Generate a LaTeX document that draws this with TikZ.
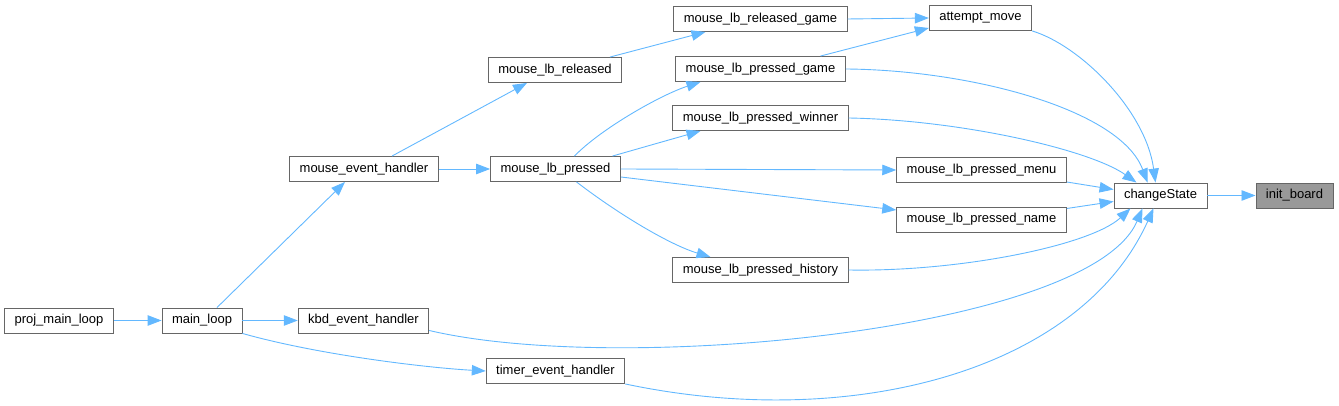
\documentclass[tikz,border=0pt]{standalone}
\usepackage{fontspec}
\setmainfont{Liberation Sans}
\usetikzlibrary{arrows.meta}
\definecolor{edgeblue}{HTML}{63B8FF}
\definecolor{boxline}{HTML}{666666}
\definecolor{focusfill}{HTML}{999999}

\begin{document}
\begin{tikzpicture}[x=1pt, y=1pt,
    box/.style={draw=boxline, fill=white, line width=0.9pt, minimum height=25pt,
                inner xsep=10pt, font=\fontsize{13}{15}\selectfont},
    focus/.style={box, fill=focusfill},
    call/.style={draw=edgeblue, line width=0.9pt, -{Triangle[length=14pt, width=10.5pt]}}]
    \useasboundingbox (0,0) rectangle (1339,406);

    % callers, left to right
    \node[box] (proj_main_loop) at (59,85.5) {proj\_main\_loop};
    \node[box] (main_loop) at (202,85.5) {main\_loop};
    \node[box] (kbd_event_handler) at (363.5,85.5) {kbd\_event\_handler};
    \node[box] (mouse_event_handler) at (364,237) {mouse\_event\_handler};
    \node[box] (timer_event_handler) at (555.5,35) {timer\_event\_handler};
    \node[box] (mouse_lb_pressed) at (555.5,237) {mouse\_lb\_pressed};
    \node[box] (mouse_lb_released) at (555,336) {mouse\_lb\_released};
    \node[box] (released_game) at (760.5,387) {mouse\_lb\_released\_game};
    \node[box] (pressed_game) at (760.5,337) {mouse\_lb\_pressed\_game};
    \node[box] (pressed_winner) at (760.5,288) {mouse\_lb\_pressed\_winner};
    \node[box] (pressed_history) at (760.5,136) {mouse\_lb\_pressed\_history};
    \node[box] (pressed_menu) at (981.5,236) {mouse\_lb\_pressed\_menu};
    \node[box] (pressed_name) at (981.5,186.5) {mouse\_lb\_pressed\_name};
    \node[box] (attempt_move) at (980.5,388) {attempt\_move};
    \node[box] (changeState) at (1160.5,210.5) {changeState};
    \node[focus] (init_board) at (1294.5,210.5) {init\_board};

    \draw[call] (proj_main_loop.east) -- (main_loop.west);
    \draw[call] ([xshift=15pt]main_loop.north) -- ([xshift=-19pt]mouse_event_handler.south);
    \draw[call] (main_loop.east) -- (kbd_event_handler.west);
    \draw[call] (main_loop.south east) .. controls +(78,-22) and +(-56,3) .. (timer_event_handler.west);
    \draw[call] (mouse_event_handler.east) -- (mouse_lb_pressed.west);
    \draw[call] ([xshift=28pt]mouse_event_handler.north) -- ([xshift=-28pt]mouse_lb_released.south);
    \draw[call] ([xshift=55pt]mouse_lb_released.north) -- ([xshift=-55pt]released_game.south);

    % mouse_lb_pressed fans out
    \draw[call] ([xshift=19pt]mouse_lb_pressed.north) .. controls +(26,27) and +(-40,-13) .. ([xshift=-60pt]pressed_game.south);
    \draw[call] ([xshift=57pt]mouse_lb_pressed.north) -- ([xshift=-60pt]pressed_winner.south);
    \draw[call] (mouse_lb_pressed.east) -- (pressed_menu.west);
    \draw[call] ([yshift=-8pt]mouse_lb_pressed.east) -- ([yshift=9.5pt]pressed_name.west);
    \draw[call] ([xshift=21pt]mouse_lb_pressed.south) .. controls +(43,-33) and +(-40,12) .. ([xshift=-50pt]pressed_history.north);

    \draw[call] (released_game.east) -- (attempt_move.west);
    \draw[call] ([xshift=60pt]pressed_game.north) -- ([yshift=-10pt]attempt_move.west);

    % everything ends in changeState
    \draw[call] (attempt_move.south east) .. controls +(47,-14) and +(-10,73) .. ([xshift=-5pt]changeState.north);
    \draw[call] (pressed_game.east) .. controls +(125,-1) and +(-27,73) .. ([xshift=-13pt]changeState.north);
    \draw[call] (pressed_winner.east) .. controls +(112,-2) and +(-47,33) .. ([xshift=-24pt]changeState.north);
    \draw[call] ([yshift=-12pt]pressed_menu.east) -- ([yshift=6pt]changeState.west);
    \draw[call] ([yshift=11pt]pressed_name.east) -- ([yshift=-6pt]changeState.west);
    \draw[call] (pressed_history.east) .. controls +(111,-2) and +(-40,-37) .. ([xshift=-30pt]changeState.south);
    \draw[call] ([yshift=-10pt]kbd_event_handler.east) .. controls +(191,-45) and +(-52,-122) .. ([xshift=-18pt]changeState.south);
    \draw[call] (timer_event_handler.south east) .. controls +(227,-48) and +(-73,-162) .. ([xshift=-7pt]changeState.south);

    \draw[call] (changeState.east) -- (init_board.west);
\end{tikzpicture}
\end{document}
══════════
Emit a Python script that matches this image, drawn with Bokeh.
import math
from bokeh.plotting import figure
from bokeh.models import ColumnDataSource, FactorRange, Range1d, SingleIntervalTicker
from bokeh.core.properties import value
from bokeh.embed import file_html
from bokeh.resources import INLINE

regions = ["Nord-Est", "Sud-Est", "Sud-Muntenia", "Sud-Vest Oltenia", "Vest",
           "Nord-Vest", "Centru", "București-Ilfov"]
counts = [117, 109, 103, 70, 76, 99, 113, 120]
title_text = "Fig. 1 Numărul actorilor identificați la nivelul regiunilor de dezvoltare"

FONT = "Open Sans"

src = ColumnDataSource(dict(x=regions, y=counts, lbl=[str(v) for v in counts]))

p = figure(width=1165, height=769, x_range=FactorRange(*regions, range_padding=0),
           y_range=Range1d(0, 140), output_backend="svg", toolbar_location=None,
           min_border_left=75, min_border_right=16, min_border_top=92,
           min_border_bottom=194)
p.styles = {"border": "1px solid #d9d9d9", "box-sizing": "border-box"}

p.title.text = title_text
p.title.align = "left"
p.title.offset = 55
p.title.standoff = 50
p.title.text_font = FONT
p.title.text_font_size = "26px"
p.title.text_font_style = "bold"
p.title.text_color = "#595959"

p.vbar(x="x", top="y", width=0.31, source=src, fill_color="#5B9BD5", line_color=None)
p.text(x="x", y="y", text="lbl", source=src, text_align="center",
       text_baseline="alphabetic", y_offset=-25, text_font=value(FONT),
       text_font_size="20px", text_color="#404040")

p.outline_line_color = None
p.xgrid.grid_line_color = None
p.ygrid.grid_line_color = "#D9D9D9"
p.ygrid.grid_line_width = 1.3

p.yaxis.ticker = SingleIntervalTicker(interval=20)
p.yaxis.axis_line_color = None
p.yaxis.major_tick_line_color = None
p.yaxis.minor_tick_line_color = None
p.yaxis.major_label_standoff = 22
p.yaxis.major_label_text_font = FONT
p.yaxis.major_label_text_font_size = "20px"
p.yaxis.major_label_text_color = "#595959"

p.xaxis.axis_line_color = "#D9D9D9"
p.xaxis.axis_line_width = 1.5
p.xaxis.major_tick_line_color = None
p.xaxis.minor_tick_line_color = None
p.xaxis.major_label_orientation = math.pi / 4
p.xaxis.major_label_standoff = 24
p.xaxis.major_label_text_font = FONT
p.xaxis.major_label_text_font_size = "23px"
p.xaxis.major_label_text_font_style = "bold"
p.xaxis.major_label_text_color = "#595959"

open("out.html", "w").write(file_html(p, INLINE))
══════════
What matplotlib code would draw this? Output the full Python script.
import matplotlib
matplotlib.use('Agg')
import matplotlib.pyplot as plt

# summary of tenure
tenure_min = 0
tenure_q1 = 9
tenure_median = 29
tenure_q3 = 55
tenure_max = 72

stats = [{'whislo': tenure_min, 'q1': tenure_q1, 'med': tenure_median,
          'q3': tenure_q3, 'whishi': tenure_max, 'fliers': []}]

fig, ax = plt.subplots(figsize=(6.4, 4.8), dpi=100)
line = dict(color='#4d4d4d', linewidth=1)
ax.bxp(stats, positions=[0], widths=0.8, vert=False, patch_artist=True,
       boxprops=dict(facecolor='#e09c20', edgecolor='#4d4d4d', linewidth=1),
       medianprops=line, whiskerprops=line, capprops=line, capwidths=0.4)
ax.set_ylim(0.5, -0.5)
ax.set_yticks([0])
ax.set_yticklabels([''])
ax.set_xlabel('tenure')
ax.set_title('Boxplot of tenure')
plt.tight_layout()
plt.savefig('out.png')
══════════
**REQUEST**
Transcribe exactly the lines between the one containing "Generate a LaTeX" and the one containing "(0,0) rectangle (1339,406);", counting both ends. Pictures are not copied.

**TASK ANSWER**
Generate a LaTeX document that draws this with TikZ.
\documentclass[tikz,border=0pt]{standalone}
\usepackage{fontspec}
\setmainfont{Liberation Sans}
\usetikzlibrary{arrows.meta}
\definecolor{edgeblue}{HTML}{63B8FF}
\definecolor{boxline}{HTML}{666666}
\definecolor{focusfill}{HTML}{999999}

\begin{document}
\begin{tikzpicture}[x=1pt, y=1pt,
    box/.style={draw=boxline, fill=white, line width=0.9pt, minimum height=25pt,
                inner xsep=10pt, font=\fontsize{13}{15}\selectfont},
    focus/.style={box, fill=focusfill},
    call/.style={draw=edgeblue, line width=0.9pt, -{Triangle[length=14pt, width=10.5pt]}}]
    \useasboundingbox (0,0) rectangle (1339,406);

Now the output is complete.